**DIRECTIVE**:
Quote every line below exactly as it reads.

**MATERIAL**:
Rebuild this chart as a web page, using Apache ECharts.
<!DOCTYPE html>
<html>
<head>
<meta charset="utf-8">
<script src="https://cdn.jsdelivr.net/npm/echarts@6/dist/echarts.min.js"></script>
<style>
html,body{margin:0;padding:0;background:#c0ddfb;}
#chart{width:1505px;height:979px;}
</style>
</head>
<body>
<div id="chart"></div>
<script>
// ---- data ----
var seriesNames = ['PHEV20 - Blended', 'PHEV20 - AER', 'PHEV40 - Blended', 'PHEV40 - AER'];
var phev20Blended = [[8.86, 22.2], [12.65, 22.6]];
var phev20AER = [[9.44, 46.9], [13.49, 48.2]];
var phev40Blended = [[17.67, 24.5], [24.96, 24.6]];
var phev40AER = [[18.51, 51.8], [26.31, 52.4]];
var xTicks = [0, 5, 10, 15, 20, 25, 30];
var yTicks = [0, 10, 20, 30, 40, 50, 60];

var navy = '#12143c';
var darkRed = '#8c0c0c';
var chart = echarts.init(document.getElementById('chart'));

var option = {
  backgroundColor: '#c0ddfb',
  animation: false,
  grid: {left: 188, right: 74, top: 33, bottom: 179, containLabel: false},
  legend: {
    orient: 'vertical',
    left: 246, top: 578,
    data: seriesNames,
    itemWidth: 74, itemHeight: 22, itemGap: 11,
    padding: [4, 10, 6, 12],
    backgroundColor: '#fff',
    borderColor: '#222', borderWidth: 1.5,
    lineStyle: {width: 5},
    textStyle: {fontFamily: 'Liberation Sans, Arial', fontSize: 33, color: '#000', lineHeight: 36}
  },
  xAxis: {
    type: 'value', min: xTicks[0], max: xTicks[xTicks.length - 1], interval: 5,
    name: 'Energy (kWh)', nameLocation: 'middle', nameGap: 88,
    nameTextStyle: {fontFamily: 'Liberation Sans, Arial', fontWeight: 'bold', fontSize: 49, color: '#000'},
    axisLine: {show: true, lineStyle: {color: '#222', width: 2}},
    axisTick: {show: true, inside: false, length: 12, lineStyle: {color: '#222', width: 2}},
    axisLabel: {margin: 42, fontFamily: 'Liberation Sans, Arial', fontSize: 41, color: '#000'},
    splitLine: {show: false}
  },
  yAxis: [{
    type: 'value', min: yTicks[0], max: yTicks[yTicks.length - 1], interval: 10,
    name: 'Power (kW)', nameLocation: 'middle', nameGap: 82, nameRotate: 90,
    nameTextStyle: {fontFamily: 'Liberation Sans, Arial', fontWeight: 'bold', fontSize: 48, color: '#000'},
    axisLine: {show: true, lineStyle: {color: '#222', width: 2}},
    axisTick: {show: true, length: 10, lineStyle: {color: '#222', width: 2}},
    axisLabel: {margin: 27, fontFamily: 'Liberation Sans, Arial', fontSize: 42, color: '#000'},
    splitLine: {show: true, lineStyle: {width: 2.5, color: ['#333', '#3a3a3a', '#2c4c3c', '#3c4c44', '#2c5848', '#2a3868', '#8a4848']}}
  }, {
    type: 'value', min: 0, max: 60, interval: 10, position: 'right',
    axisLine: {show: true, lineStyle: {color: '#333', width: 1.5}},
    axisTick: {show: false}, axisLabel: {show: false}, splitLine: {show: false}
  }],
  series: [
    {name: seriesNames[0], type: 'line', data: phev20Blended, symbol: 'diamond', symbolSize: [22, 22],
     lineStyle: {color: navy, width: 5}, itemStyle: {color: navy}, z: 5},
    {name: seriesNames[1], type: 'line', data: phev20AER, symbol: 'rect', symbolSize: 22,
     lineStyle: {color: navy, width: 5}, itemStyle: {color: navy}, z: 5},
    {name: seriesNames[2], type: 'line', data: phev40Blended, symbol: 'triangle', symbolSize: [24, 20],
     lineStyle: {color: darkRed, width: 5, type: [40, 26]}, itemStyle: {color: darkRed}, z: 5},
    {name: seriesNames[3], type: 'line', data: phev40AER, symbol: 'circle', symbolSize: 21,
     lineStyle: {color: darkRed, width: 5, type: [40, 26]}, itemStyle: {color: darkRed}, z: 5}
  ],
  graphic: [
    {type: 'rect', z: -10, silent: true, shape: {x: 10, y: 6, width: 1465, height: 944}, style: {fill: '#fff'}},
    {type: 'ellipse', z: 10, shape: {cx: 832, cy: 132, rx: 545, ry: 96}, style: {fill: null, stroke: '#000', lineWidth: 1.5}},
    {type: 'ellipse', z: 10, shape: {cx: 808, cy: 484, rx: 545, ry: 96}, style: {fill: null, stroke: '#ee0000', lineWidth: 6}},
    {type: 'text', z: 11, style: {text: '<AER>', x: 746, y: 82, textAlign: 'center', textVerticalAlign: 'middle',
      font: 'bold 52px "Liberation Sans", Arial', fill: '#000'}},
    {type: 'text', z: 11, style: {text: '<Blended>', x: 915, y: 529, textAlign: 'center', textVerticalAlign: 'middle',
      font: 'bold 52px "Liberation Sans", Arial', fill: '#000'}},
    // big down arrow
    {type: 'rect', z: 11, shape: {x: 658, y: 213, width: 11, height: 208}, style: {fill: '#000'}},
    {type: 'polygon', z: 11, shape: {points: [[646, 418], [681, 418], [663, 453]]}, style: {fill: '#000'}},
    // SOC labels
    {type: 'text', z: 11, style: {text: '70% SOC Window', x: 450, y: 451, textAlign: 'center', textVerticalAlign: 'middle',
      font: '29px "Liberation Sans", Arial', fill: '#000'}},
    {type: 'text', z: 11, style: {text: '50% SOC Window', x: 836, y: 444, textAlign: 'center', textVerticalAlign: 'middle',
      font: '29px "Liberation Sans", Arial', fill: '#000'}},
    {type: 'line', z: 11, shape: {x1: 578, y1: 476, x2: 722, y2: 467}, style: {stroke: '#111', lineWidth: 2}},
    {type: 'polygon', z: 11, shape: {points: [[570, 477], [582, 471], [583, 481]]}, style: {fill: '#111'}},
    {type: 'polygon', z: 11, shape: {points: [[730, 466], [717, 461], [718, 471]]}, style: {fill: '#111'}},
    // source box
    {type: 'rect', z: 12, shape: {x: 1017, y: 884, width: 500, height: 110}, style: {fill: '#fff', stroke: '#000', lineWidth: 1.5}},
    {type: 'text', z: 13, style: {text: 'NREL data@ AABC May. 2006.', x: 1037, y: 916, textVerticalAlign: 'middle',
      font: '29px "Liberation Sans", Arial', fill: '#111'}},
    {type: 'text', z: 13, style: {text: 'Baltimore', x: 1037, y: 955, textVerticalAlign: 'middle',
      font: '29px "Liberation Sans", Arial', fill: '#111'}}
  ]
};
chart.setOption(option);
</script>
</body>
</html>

**ANSWER FOR THIS EXERCISE**:
Rebuild this chart as a web page, using Apache ECharts.
<!DOCTYPE html>
<html>
<head>
<meta charset="utf-8">
<script src="https://cdn.jsdelivr.net/npm/echarts@6/dist/echarts.min.js"></script>
<style>
html,body{margin:0;padding:0;background:#c0ddfb;}
#chart{width:1505px;height:979px;}
</style>
</head>
<body>
<div id="chart"></div>
<script>
// ---- data ----
var seriesNames = ['PHEV20 - Blended', 'PHEV20 - AER', 'PHEV40 - Blended', 'PHEV40 - AER'];
var phev20Blended = [[8.86, 22.2], [12.65, 22.6]];
var phev20AER = [[9.44, 46.9], [13.49, 48.2]];
var phev40Blended = [[17.67, 24.5], [24.96, 24.6]];
var phev40AER = [[18.51, 51.8], [26.31, 52.4]];
var xTicks = [0, 5, 10, 15, 20, 25, 30];
var yTicks = [0, 10, 20, 30, 40, 50, 60];

var navy = '#12143c';
var darkRed = '#8c0c0c';
var chart = echarts.init(document.getElementById('chart'));

var option = {
  backgroundColor: '#c0ddfb',
  animation: false,
  grid: {left: 188, right: 74, top: 33, bottom: 179, containLabel: false},
  legend: {
    orient: 'vertical',
    left: 246, top: 578,
    data: seriesNames,
    itemWidth: 74, itemHeight: 22, itemGap: 11,
    padding: [4, 10, 6, 12],
    backgroundColor: '#fff',
    borderColor: '#222', borderWidth: 1.5,
    lineStyle: {width: 5},
    textStyle: {fontFamily: 'Liberation Sans, Arial', fontSize: 33, color: '#000', lineHeight: 36}
  },
  xAxis: {
    type: 'value', min: xTicks[0], max: xTicks[xTicks.length - 1], interval: 5,
    name: 'Energy (kWh)', nameLocation: 'middle', nameGap: 88,
    nameTextStyle: {fontFamily: 'Liberation Sans, Arial', fontWeight: 'bold', fontSize: 49, color: '#000'},
    axisLine: {show: true, lineStyle: {color: '#222', width: 2}},
    axisTick: {show: true, inside: false, length: 12, lineStyle: {color: '#222', width: 2}},
    axisLabel: {margin: 42, fontFamily: 'Liberation Sans, Arial', fontSize: 41, color: '#000'},
    splitLine: {show: false}
  },
  yAxis: [{
    type: 'value', min: yTicks[0], max: yTicks[yTicks.length - 1], interval: 10,
    name: 'Power (kW)', nameLocation: 'middle', nameGap: 82, nameRotate: 90,
    nameTextStyle: {fontFamily: 'Liberation Sans, Arial', fontWeight: 'bold', fontSize: 48, color: '#000'},
    axisLine: {show: true, lineStyle: {color: '#222', width: 2}},
    axisTick: {show: true, length: 10, lineStyle: {color: '#222', width: 2}},
    axisLabel: {margin: 27, fontFamily: 'Liberation Sans, Arial', fontSize: 42, color: '#000'},
    splitLine: {show: true, lineStyle: {width: 2.5, color: ['#333', '#3a3a3a', '#2c4c3c', '#3c4c44', '#2c5848', '#2a3868', '#8a4848']}}
  }, {
    type: 'value', min: 0, max: 60, interval: 10, position: 'right',
    axisLine: {show: true, lineStyle: {color: '#333', width: 1.5}},
    axisTick: {show: false}, axisLabel: {show: false}, splitLine: {show: false}
  }],
  series: [
    {name: seriesNames[0], type: 'line', data: phev20Blended, symbol: 'diamond', symbolSize: [22, 22],
     lineStyle: {color: navy, width: 5}, itemStyle: {color: navy}, z: 5},
    {name: seriesNames[1], type: 'line', data: phev20AER, symbol: 'rect', symbolSize: 22,
     lineStyle: {color: navy, width: 5}, itemStyle: {color: navy}, z: 5},
    {name: seriesNames[2], type: 'line', data: phev40Blended, symbol: 'triangle', symbolSize: [24, 20],
     lineStyle: {color: darkRed, width: 5, type: [40, 26]}, itemStyle: {color: darkRed}, z: 5},
    {name: seriesNames[3], type: 'line', data: phev40AER, symbol: 'circle', symbolSize: 21,
     lineStyle: {color: darkRed, width: 5, type: [40, 26]}, itemStyle: {color: darkRed}, z: 5}
  ],
  graphic: [
    {type: 'rect', z: -10, silent: true, shape: {x: 10, y: 6, width: 1465, height: 944}, style: {fill: '#fff'}},
    {type: 'ellipse', z: 10, shape: {cx: 832, cy: 132, rx: 545, ry: 96}, style: {fill: null, stroke: '#000', lineWidth: 1.5}},
    {type: 'ellipse', z: 10, shape: {cx: 808, cy: 484, rx: 545, ry: 96}, style: {fill: null, stroke: '#ee0000', lineWidth: 6}},
    {type: 'text', z: 11, style: {text: '<AER>', x: 746, y: 82, textAlign: 'center', textVerticalAlign: 'middle',
      font: 'bold 52px "Liberation Sans", Arial', fill: '#000'}},
    {type: 'text', z: 11, style: {text: '<Blended>', x: 915, y: 529, textAlign: 'center', textVerticalAlign: 'middle',
      font: 'bold 52px "Liberation Sans", Arial', fill: '#000'}},
    // big down arrow
    {type: 'rect', z: 11, shape: {x: 658, y: 213, width: 11, height: 208}, style: {fill: '#000'}},
    {type: 'polygon', z: 11, shape: {points: [[646, 418], [681, 418], [663, 453]]}, style: {fill: '#000'}},
    // SOC labels
    {type: 'text', z: 11, style: {text: '70% SOC Window', x: 450, y: 451, textAlign: 'center', textVerticalAlign: 'middle',
      font: '29px "Liberation Sans", Arial', fill: '#000'}},
    {type: 'text', z: 11, style: {text: '50% SOC Window', x: 836, y: 444, textAlign: 'center', textVerticalAlign: 'middle',
      font: '29px "Liberation Sans", Arial', fill: '#000'}},
    {type: 'line', z: 11, shape: {x1: 578, y1: 476, x2: 722, y2: 467}, style: {stroke: '#111', lineWidth: 2}},
    {type: 'polygon', z: 11, shape: {points: [[570, 477], [582, 471], [583, 481]]}, style: {fill: '#111'}},
    {type: 'polygon', z: 11, shape: {points: [[730, 466], [717, 461], [718, 471]]}, style: {fill: '#111'}},
    // source box
    {type: 'rect', z: 12, shape: {x: 1017, y: 884, width: 500, height: 110}, style: {fill: '#fff', stroke: '#000', lineWidth: 1.5}},
    {type: 'text', z: 13, style: {text: 'NREL data@ AABC May. 2006.', x: 1037, y: 916, textVerticalAlign: 'middle',
      font: '29px "Liberation Sans", Arial', fill: '#111'}},
    {type: 'text', z: 13, style: {text: 'Baltimore', x: 1037, y: 955, textVerticalAlign: 'middle',
      font: '29px "Liberation Sans", Arial', fill: '#111'}}
  ]
};
chart.setOption(option);
</script>
</body>
</html>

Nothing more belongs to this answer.